If n is a power of 3, then n is in the form 3^k for some natural k. Now, if n -1 is five times a power of two, then it is in the form 5\cdot 2^m. So, we have:
n = (n - 1) + 1
3^k = 5 \cdot 2^m + 1
You know that 5\cdot 2^m is a multiple of 10, so the right side will have a "1" in it's units place. Of course, so must the left side. You can quickly convince yourself that for this to happen, k must be a multiple of 4, i.e. n must be a power of 81. So, we have:
81^h = 5 \cdot 2^m + 1
Where h = k/4 \in \mathbb{N}. Now, take the binomial expansion of the left side as follows:
81^h = 5 \cdot 2^m + 1
(80 + 1)^h = 5 \cdot 2^m + 1
\sum _{i = 0} ^h {h\choose i}80^i = 5 \cdot 2^m + 1
\sum _{i = 1} ^h {h\choose i}80^i = 5 \cdot 2^m
16 \sum _{i = 1} ^h {h\choose i}80^{i - 1} = 2^m
\sum _{i = 1} ^h {h\choose i}80^{i - 1} = 2^{m-4}
Now, I did this quickly, so you have to consider the case when h = 0, or m < 4, or things like that, but I'll leave that to you.

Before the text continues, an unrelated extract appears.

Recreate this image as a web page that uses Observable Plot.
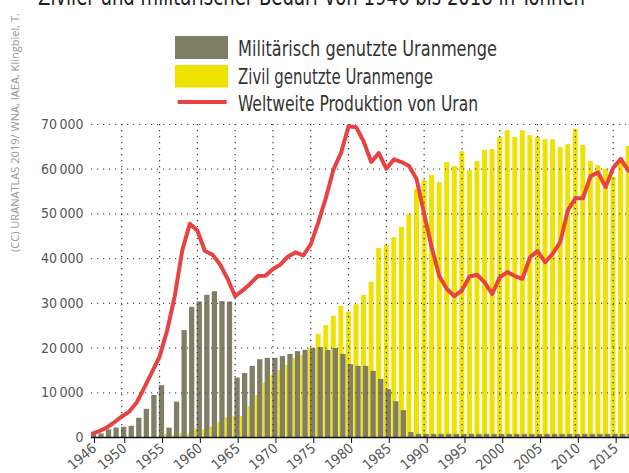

Now, it's really a simple matter of finding the values of h for which the sums in the form \sum _{i = 1} ^h {h\choose i}80^{i - 1} are multiples of 2. Now, that means you have to find the h for which the following is even:
{h\choose 1} + {h\choose 2}80 + {h\choose 3}80^2 + \dots + {h\choose h}80^{h - 1}
But you know that all the terms except the first are necessarily even. So, the whole thing is even iff {h\choose 1} is even, which is obviously when h is even. So, all n that are even powers of 81 satisfy the conditions.